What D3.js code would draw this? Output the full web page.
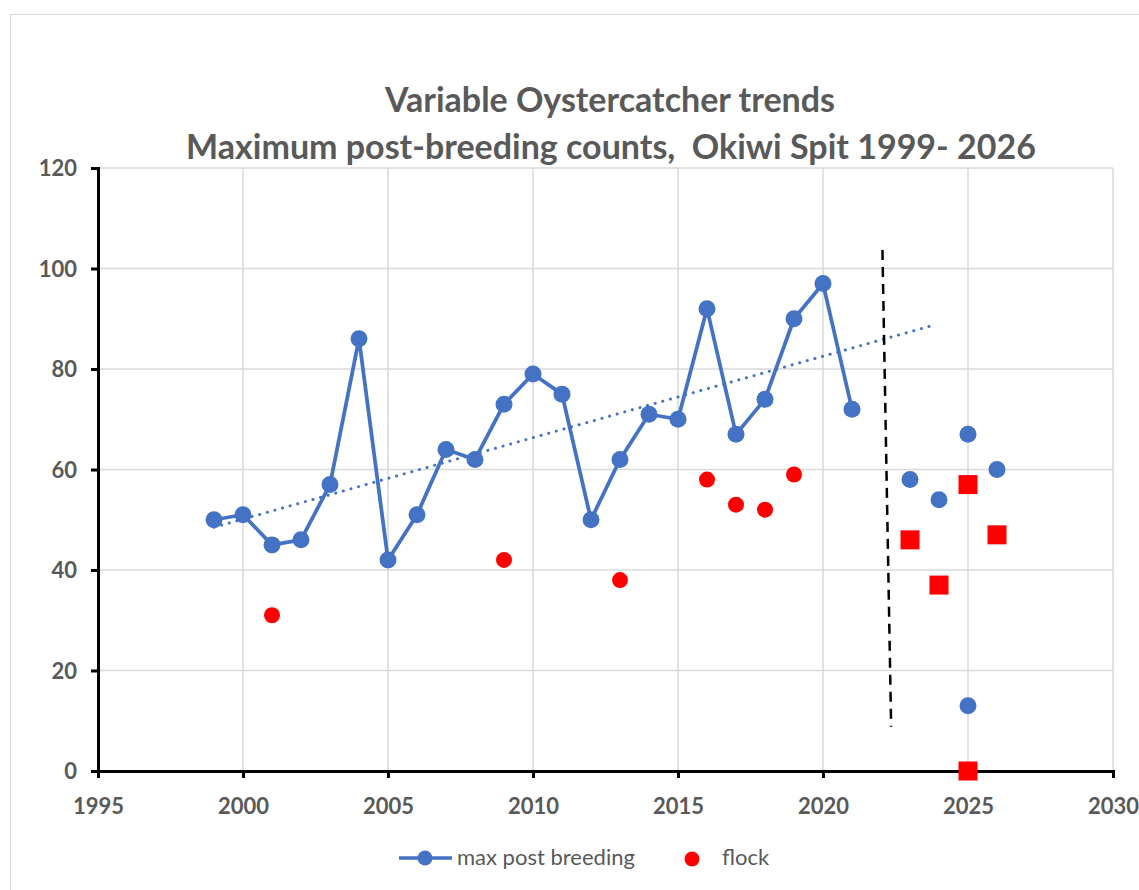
<!DOCTYPE html>
<html>
<head>
<meta charset="utf-8">
<script src="https://cdn.jsdelivr.net/npm/d3@7"></script>
<style>
  body { margin: 0; background: #fff; }
  text { font-family: Lato, "Open Sans", sans-serif; fill: #595959; }
  .tick text { font-weight: bold; font-size: 22px; }
</style>
</head>
<body>
<div id="chart"></div>
<script>
// data
var years = [1999, 2000, 2001, 2002, 2003, 2004, 2005, 2006, 2007, 2008, 2009, 2010,
             2011, 2012, 2013, 2014, 2015, 2016, 2017, 2018, 2019, 2020, 2021]
var maxPost = [50, 51, 45, 46, 57, 86, 42, 51, 64, 62, 73, 79,
               75, 50, 62, 71, 70, 92, 67, 74, 90, 97, 72]
var lateYears = [2023, 2024, 2025, 2025, 2026]
var lateMax = [58, 54, 67, 13, 60]
var flockYears = [2001, 2009, 2013, 2016, 2017, 2018, 2019]
var flock = [31, 42, 38, 58, 53, 52, 59]
var lateFlock = [46, 37, 57, 0, 47]
var trendYears = [1999, 2023.8]
var trendVals = [48.5, 88.7]
var divYears = [2022.05, 2022.35]
var divVals = [103.7, 8.8]
var xTicks = [1995, 2000, 2005, 2010, 2015, 2020, 2025, 2030]
var yTicks = [0, 20, 40, 60, 80, 100, 120]

var W = 1139, H = 890
var svg = d3.select("#chart").append("svg")
    .attr("width", W)
    .attr("height", H)

// chart frame
svg.append("rect")
    .attr("x", 10.5).attr("y", 14.5)
    .attr("width", W).attr("height", H)
    .attr("fill", "#fff")
    .attr("stroke", "#d9d9d9")
    .attr("stroke-width", 1)

var x = d3.scaleLinear().domain([1995, 2030]).range([98, 1113])
var y = d3.scaleLinear().domain([0, 120]).range([771, 168])

// title
svg.append("text")
    .attr("x", 610).attr("y", 112)
    .attr("text-anchor", "middle")
    .style("font-size", "34px").style("font-weight", "bold")
    .text("Variable Oystercatcher trends")
svg.append("text")
    .attr("x", 611).attr("y", 159)
    .attr("text-anchor", "middle")
    .style("font-size", "34px").style("font-weight", "bold")
    .attr("xml:space", "preserve")
    .text("Maximum post-breeding counts,  Okiwi Spit 1999- 2026")

// grid
svg.append("g")
    .selectAll("line.gy")
    .data(yTicks.slice(1))
    .enter()
    .append("line")
        .attr("x1", x(1995)).attr("x2", x(2030))
        .attr("y1", function(d) { return y(d) }).attr("y2", function(d) { return y(d) })
        .attr("stroke", "#d9d9d9").attr("stroke-width", 1.5)
svg.append("g")
    .selectAll("line.gx")
    .data(xTicks.slice(1))
    .enter()
    .append("line")
        .attr("x1", function(d) { return x(d) }).attr("x2", function(d) { return x(d) })
        .attr("y1", y(0)).attr("y2", y(120))
        .attr("stroke", "#d9d9d9").attr("stroke-width", 1.5)

// axes
var xAxis = svg.append("g")
    .attr("transform", "translate(0," + y(0) + ")")
    .call(d3.axisBottom(x).tickValues(xTicks).tickFormat(d3.format("d")).tickSize(7).tickPadding(20))
var yAxis = svg.append("g")
    .attr("transform", "translate(" + x(1995) + ",0)")
    .call(d3.axisLeft(y).tickValues(yTicks).tickSize(7).tickPadding(14))
;[xAxis, yAxis].forEach(function(a) {
    a.select(".domain").attr("stroke", "#000").attr("stroke-width", 3)
    a.selectAll(".tick line").attr("stroke", "#000").attr("stroke-width", 3)
    a.selectAll(".tick text").attr("fill", "#595959")
})
yAxis.selectAll(".tick text").attr("dy", "0.35em")

// trend line (dotted)
svg.append("line")
    .attr("x1", x(trendYears[0])).attr("y1", y(trendVals[0]))
    .attr("x2", x(trendYears[1])).attr("y2", y(trendVals[1]))
    .attr("stroke", "#4472c4").attr("stroke-width", 3)
    .attr("stroke-linecap", "round")
    .attr("stroke-dasharray", "0.1 7.8")

// divider (dashed)
svg.append("line")
    .attr("x1", x(divYears[0])).attr("y1", y(divVals[0]))
    .attr("x2", x(divYears[1])).attr("y2", y(divVals[1]))
    .attr("stroke", "#000").attr("stroke-width", 2.5)
    .attr("stroke-dasharray", "10 7")

// main series
var pts = years.map(function(d, i) { return [d, maxPost[i]] })
svg.append("path")
    .datum(pts)
    .attr("fill", "none")
    .attr("stroke", "#4472c4")
    .attr("stroke-width", 3.75)
    .attr("stroke-linejoin", "round")
    .attr("d", d3.line().x(function(d) { return x(d[0]) }).y(function(d) { return y(d[1]) }))

var blue = pts.concat(lateYears.map(function(d, i) { return [d, lateMax[i]] }))
svg.selectAll("circle.blue")
    .data(blue)
    .enter()
    .append("circle")
        .attr("cx", function(d) { return x(d[0]) })
        .attr("cy", function(d) { return y(d[1]) })
        .attr("r", 8.5)
        .attr("fill", "#4472c4")

// flock
svg.selectAll("circle.red")
    .data(flockYears.map(function(d, i) { return [d, flock[i]] }))
    .enter()
    .append("circle")
        .attr("cx", function(d) { return x(d[0]) })
        .attr("cy", function(d) { return y(d[1]) })
        .attr("r", 8)
        .attr("fill", "#ff0000")

svg.selectAll("rect.red")
    .data(lateYears.map(function(d, i) { return [d, lateFlock[i]] }))
    .enter()
    .append("rect")
        .attr("x", function(d) { return x(d[0]) - 9.5 })
        .attr("y", function(d) { return y(d[1]) - 9.5 })
        .attr("width", 19).attr("height", 19)
        .attr("fill", "#ff0000")

// legend
var lg = svg.append("g")
lg.append("line")
    .attr("x1", 399).attr("x2", 452).attr("y1", 858).attr("y2", 858)
    .attr("stroke", "#4472c4").attr("stroke-width", 3.5)
lg.append("circle").attr("cx", 425).attr("cy", 858).attr("r", 7.5).attr("fill", "#4472c4")
lg.append("text").attr("x", 457).attr("y", 865)
    .style("font-size", "22px").text("max post breeding")
lg.append("circle").attr("cx", 692).attr("cy", 859).attr("r", 7.5).attr("fill", "#ff0000")
lg.append("text").attr("x", 722).attr("y", 865)
    .style("font-size", "22px").text("flock")
</script>
</body>
</html>
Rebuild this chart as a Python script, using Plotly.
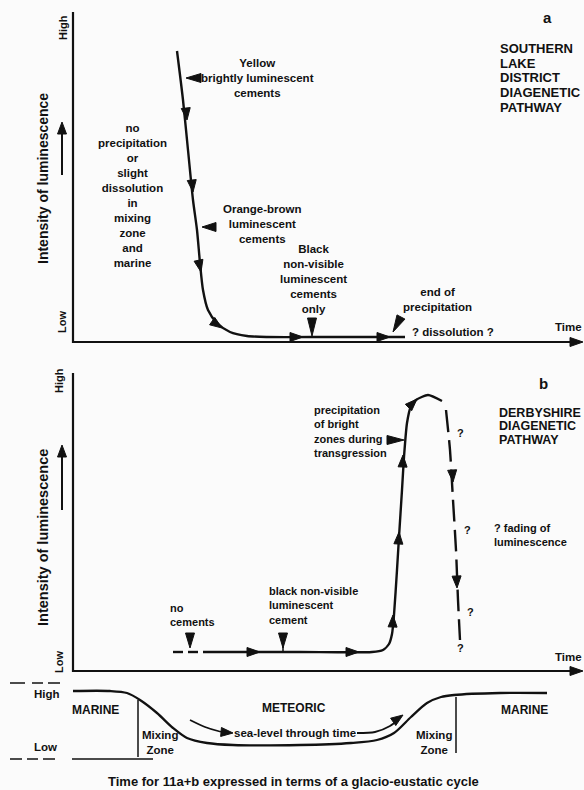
- - - -
▸ **Given request**
The images in the entries above should be left out; please reproduce exactly the lines from the first through the one containing "var y = d3.scaleLinear().domain([0, 120]).range([771, 168])".

▸ **Problem solution**
What D3.js code would draw this? Output the full web page.
<!DOCTYPE html>
<html>
<head>
<meta charset="utf-8">
<script src="https://cdn.jsdelivr.net/npm/d3@7"></script>
<style>
  body { margin: 0; background: #fff; }
  text { font-family: Lato, "Open Sans", sans-serif; fill: #595959; }
  .tick text { font-weight: bold; font-size: 22px; }
</style>
</head>
<body>
<div id="chart"></div>
<script>
// data
var years = [1999, 2000, 2001, 2002, 2003, 2004, 2005, 2006, 2007, 2008, 2009, 2010,
             2011, 2012, 2013, 2014, 2015, 2016, 2017, 2018, 2019, 2020, 2021]
var maxPost = [50, 51, 45, 46, 57, 86, 42, 51, 64, 62, 73, 79,
               75, 50, 62, 71, 70, 92, 67, 74, 90, 97, 72]
var lateYears = [2023, 2024, 2025, 2025, 2026]
var lateMax = [58, 54, 67, 13, 60]
var flockYears = [2001, 2009, 2013, 2016, 2017, 2018, 2019]
var flock = [31, 42, 38, 58, 53, 52, 59]
var lateFlock = [46, 37, 57, 0, 47]
var trendYears = [1999, 2023.8]
var trendVals = [48.5, 88.7]
var divYears = [2022.05, 2022.35]
var divVals = [103.7, 8.8]
var xTicks = [1995, 2000, 2005, 2010, 2015, 2020, 2025, 2030]
var yTicks = [0, 20, 40, 60, 80, 100, 120]

var W = 1139, H = 890
var svg = d3.select("#chart").append("svg")
    .attr("width", W)
    .attr("height", H)

// chart frame
svg.append("rect")
    .attr("x", 10.5).attr("y", 14.5)
    .attr("width", W).attr("height", H)
    .attr("fill", "#fff")
    .attr("stroke", "#d9d9d9")
    .attr("stroke-width", 1)

var x = d3.scaleLinear().domain([1995, 2030]).range([98, 1113])
var y = d3.scaleLinear().domain([0, 120]).range([771, 168])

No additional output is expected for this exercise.